Isn't the road to publication a strange and tortuous one? In my heart of hearts, I'd like to believe that every worthy manuscript eventually finds its way into print, that the market is efficient enough to separate the chaff from the grain even if it takes a lot of flailing to do so. But sometimes I have my doubts. For instance, take Lars Walker's latest novel, Troll Valley. Despite penning multiple high-quality books in the past, Walker wasn't able to get a publishing house to bite on this project. Perhaps a title about turn-of-the-century Norwegian-American Lutheran Minnesotans sounded like too much of a marketing challenge. That's a shame, because it's one of the finest things Walker has written.

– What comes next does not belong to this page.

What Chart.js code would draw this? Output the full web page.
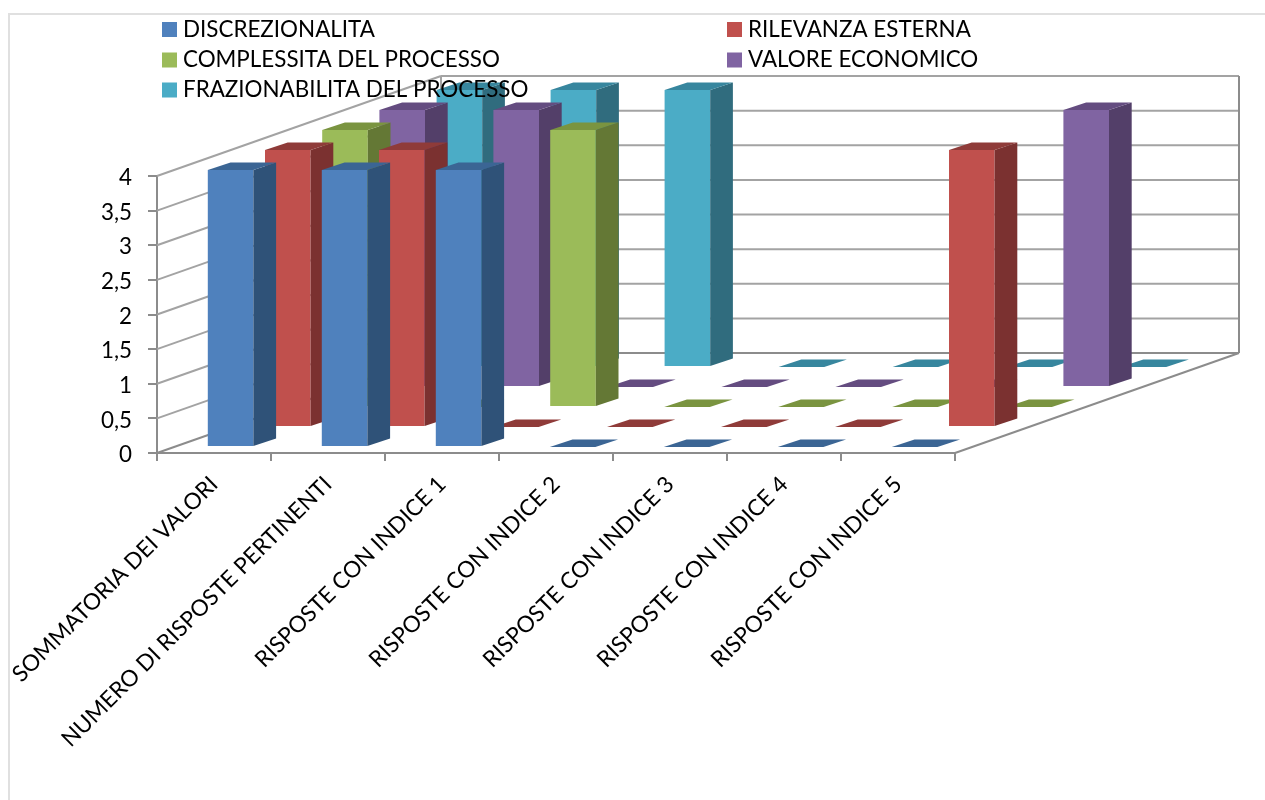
<!DOCTYPE html>
<html>
<head>
<meta charset="utf-8">
<title>Grafico indici</title>
<script src="https://cdn.jsdelivr.net/npm/chart.js@4"></script>
<style>
    html, body { margin: 0; padding: 0; background: #fff; overflow: hidden; }
    #frame { position: absolute; left: 8px; top: 13px; width: 1257px; height: 787px; border-left: 2px solid #e0e0e0; border-top: 2px solid #e0e0e0; box-sizing: border-box; }
    #chart { position: absolute; left: 0; top: 0; }
</style>
</head>
<body>
<div id="frame"></div>
<canvas id="chart" width="1265" height="800"></canvas>
<script>
const categories = ['SOMMATORIA DEI VALORI', 'NUMERO DI RISPOSTE PERTINENTI', 'RISPOSTE CON INDICE 1', 'RISPOSTE CON INDICE 2', 'RISPOSTE CON INDICE 3', 'RISPOSTE CON INDICE 4', 'RISPOSTE CON INDICE 5'];
const yTickLabels = ['0', '0,5', '1', '1,5', '2', '2,5', '3', '3,5', '4'];

const discrezionalita = [4, 4, 4, 0, 0, 0, 0];
const rilevanzaEsterna = [4, 4, 0, 0, 0, 0, 4];
const complessita = [4, 0, 4, 0, 0, 0, 0];
const valoreEconomico = [4, 4, 0, 0, 0, 0, 4];
const frazionabilita = [4, 4, 4, 0, 0, 0, 0];

// front, side and top colour of each series
const palette = [
    ['#4F81BD', '#2F5278', '#3B6594'],
    ['#C0504D', '#7B3130', '#8F3B39'],
    ['#9BBB59', '#647835', '#7A9440'],
    ['#8064A2', '#533F69', '#644C80'],
    ['#4BACC6', '#306C7E', '#37869E']
];

// 3D look
const wallDx = 284, wallDy = -100;     // depth of the whole floor
const rowDx = 57.2, rowDy = -20;       // step from one series to the one behind
const startDx = 16.6, startDy = -6;    // first row inside the floor
const barDx = 22.7, barDy = -7.6;      // depth of one bar
const axisColor = '#8c8c8c', gridColor = '#a3a3a3';
const labelFont = '22.4px Lato';

function line(ctx, x1, y1, x2, y2, color, width) {
    ctx.beginPath();
    ctx.moveTo(x1, y1);
    ctx.lineTo(x2, y2);
    ctx.strokeStyle = color;
    ctx.lineWidth = width;
    ctx.stroke();
}

function poly(ctx, pts, color) {
    ctx.beginPath();
    pts.forEach((p, i) => i ? ctx.lineTo(p[0], p[1]) : ctx.moveTo(p[0], p[1]));
    ctx.closePath();
    ctx.fillStyle = color;
    ctx.fill();
}

const walls3d = {
    id: 'walls3d',
    beforeDatasetsDraw(chart) {
        const ctx = chart.ctx, area = chart.chartArea, y = chart.scales.y;
        const backL = area.left + wallDx, backR = area.right + wallDx;
        ctx.save();
        y.ticks.forEach(t => {
            const py = y.getPixelForValue(t.value);
            const color = t.value === 0 ? axisColor : gridColor;
            line(ctx, area.left, py, backL, py + wallDy, color, 2);
            line(ctx, backL, py + wallDy, backR, py + wallDy, color, 2);
        });
        line(ctx, backL, area.top + wallDy, backL, area.bottom + wallDy, gridColor, 2);
        line(ctx, backR, area.top + wallDy, backR, area.bottom + wallDy, axisColor, 2);
        line(ctx, area.right, area.bottom, backR, area.bottom + wallDy, axisColor, 2);
        ctx.restore();
    },
    beforeDatasetDraw(chart, args) {
        const i = args.index;
        chart.ctx.save();
        chart.ctx.translate(startDx + rowDx * i, startDy + rowDy * i);
    },
    afterDatasetDraw(chart, args) {
        const ctx = chart.ctx, colors = palette[args.index];
        args.meta.data.forEach(bar => {
            const p = bar.getProps(['x', 'y', 'base', 'width'], true);
            const l = p.x - p.width / 2, r = p.x + p.width / 2;
            if (p.base - p.y > 0) {
                poly(ctx, [[r, p.y], [r + barDx, p.y + barDy], [r + barDx, p.base + barDy], [r, p.base]], colors[1]);
            }
            poly(ctx, [[l, p.y], [r, p.y], [r + barDx, p.y + barDy], [l + barDx, p.y + barDy]], colors[2]);
        });
        ctx.restore();
    }
};

// legend sits over the plot, two columns like the original
const legend2col = {
    id: 'legend2col',
    afterDraw(chart) {
        const ctx = chart.ctx;
        const colX = [162, 727], rowY = [29.5, 60, 90];
        ctx.save();
        ctx.font = labelFont;
        ctx.textBaseline = 'middle';
        ctx.textAlign = 'left';
        chart.data.datasets.forEach((ds, i) => {
            const x = colX[i % 2], y = rowY[Math.floor(i / 2)];
            ctx.fillStyle = ds.backgroundColor;
            ctx.fillRect(x, y - 7.5, 15, 15);
            ctx.fillStyle = '#000';
            ctx.fillText(ds.label, x + 21, y);
        });
        ctx.restore();
    }
};

function makeSet(label, values, i) {
    return { label: label, data: values, backgroundColor: palette[i][0], borderColor: palette[i][0], clip: false };
}

new Chart(document.getElementById('chart').getContext('2d'), {
    type: 'bar',
    plugins: [walls3d, legend2col],
    data: {
        labels: categories,
        datasets: [
            makeSet('DISCREZIONALITA', discrezionalita, 0),
            makeSet('RILEVANZA ESTERNA', rilevanzaEsterna, 1),
            makeSet('COMPLESSITA DEL PROCESSO', complessita, 2),
            makeSet('VALORE ECONOMICO', valoreEconomico, 3),
            makeSet('FRAZIONABILITA DEL PROCESSO', frazionabilita, 4)
        ]
    },
    options: {
        responsive: false,
        animation: false,
        devicePixelRatio: 1,
        layout: { padding: { left: 0, top: 176, right: 310, bottom: 0 } },
        plugins: { legend: { display: false }, title: { display: false }, tooltip: { enabled: false } },
        datasets: { bar: { grouped: false, categoryPercentage: 1, barPercentage: 0.4 } },
        scales: {
            x: {
                offset: true,
                grid: { drawOnChartArea: false, drawTicks: true, tickLength: 8, color: axisColor, lineWidth: 2 },
                border: { color: axisColor, width: 2 },
                ticks: { autoSkip: false, minRotation: 45, maxRotation: 45, color: '#000', font: { family: 'Lato', size: 22.6 }, padding: 10 },
                afterFit(s) { s.height = 347; s.paddingLeft = 0; s.paddingRight = 0; }
            },
            y: {
                min: 0,
                max: 4,
                grid: { drawOnChartArea: false, drawTicks: true, tickLength: 9, color: axisColor, lineWidth: 2 },
                border: { color: axisColor, width: 2 },
                ticks: {
                    stepSize: 0.5,
                    color: '#000',
                    font: { family: 'Lato', size: 22.4 },
                    padding: 16,
                    labelOffset: 2,
                    callback: (value, index) => yTickLabels[index]
                },
                afterFit(s) { s.width = 157; }
            }
        }
    }
});
</script>
</body>
</html>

From the moment he wakes up in the unfamiliar house, Shane Anderson knows he's in for pain. There's the hospital bed he finds himself in and the very large man parked between him and the door. Seems Shane's family finally wised up to his hard-partying antics and hired a professional to detox him the difficult way. All Shane has to entertain himself with for the next month is a manuscript written by his crippled great-grandfather Christian Anderson. Sounds excruciatingly boring. But as he fights delirium tremens and loosening bowels, Shane will turn to the manuscript as a means of escape, and what he finds there will shock him. He will learn not only of his great-grandfather's struggles with small-town internecine savagery and the vast social changes of the Progressive Era, but also of a supernatural secret: Christian had a backdoor to Faery.
For the record, I hold little in common with the characters of Troll Valley. I'm not of Norwegian descent, I'm not Lutheran, and the closest I've come to even setting foot in Minnesota is a trip to friend's wedding in Wisconsin. But I still found them engaging. Walker understands that literature is supposed about the stuff of universal human experience, and he uses his characters' specific situations to touch on it. Alienation and belonging, love and lust, faith and doubt -- all make appearances. What's more, Walker refuses to turn Christian and his family into flat caricatures. With one notable exception, they're well-rounded and multi-faceted, sometimes acting in unexpected (but ultimately consistent) ways. Then there's the fantasy element. Christian has a faery godmother named Miss Margit, although that term and Troll Valley's lamentably trite subtitle ("The Fairy Tale Your Grandparents Never Told You") hardly encapsulates the character. Forget childhood Disney movies: Miss Margit is eerie and wild and very, very violent when circumstances require it, and the glimpses she gives us into Fae suggest that world lies far more entangled with our own than any would care to admit. The same could be said for the thorny thematic issues the novel addresses. Though prohibition sounds like a long dead cause to 21st century ears, Walker reminds us that the mindset which spawned it is still with us. Ferocious, poignant and wry, Troll Valley is worth taking a trip into.